Cost: ~$30/month (ECO mode, 5 hrs/day). The couch area feels 5–7°F warmer than the room average. The family lowered the furnace thermostat from 72°F to 68°F, saving ~$18/month in gas. Net cost increase: ~$12/month for noticeably better comfort.

Example 3: Garage Workshop Spot Heat

Setup: Dave in Boise, ID has a 2-car garage workshop. He works at his bench for 3–4 hours on weekends. A gas heater would heat the whole garage, but he only needs the bench area warm.

Solution: Two 750W quartz infrared heaters ($35 each) mounted on the wall aimed at the workbench.

Cost: 1.5 kW × 4 hrs × $0.11/kWh × 8 weekend days/month = $5.28/month. A gas heater heating the whole garage for the same hours would cost ~$15–$20/month. Savings: ~$10–$15/month using targeted infrared.

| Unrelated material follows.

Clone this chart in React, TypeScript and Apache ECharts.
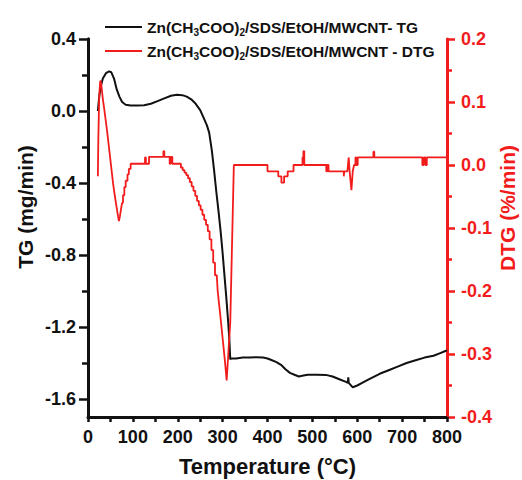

Safety Considerations for Indoor Infrared

Warning

Infrared heater safety rules:

  • Quartz and halogen elements reach 1,200–3,000°F. Keep all combustibles at least 3 feet from the front grille.
  • Never cover an infrared heater or block its radiation path — this causes the element to overheat.
  • Wall-mounted units must use the manufacturer's bracket and maintain specified clearances.
  • Cabinet infrared heaters (like the DR-968) have cooler exteriors but the front grille can still reach 200°F+.
  • Far-infrared panels (ceramic, mica) are the safest — surface temperatures are typically under 200°F.
  • All models should have UL/ETL certification, tip-over shutoff, and overheat protection.
Key Takeaway

Key Takeaways:

  • Infrared heaters warm you directly in seconds, unlike convection heaters that heat air over minutes.
  • For zone/spot heating (one person at a desk or couch), infrared is 20–40% cheaper than heating the whole room.
  • ECO mode on infrared heaters saves 27–47% monthly vs. full-power operation.
  • Carbon and ceramic elements provide more comfortable warmth for indoor living than quartz.
  • Cabinet models (DR-968, Lifesmart) add fan-assisted convection for hybrid whole-room heating.
  • Smart infrared heaters (Heat Storm PHX) enable scheduling and geofencing for additional savings.
  • For garages/workshops, infrared is the most effective option because radiant heat ignores drafts.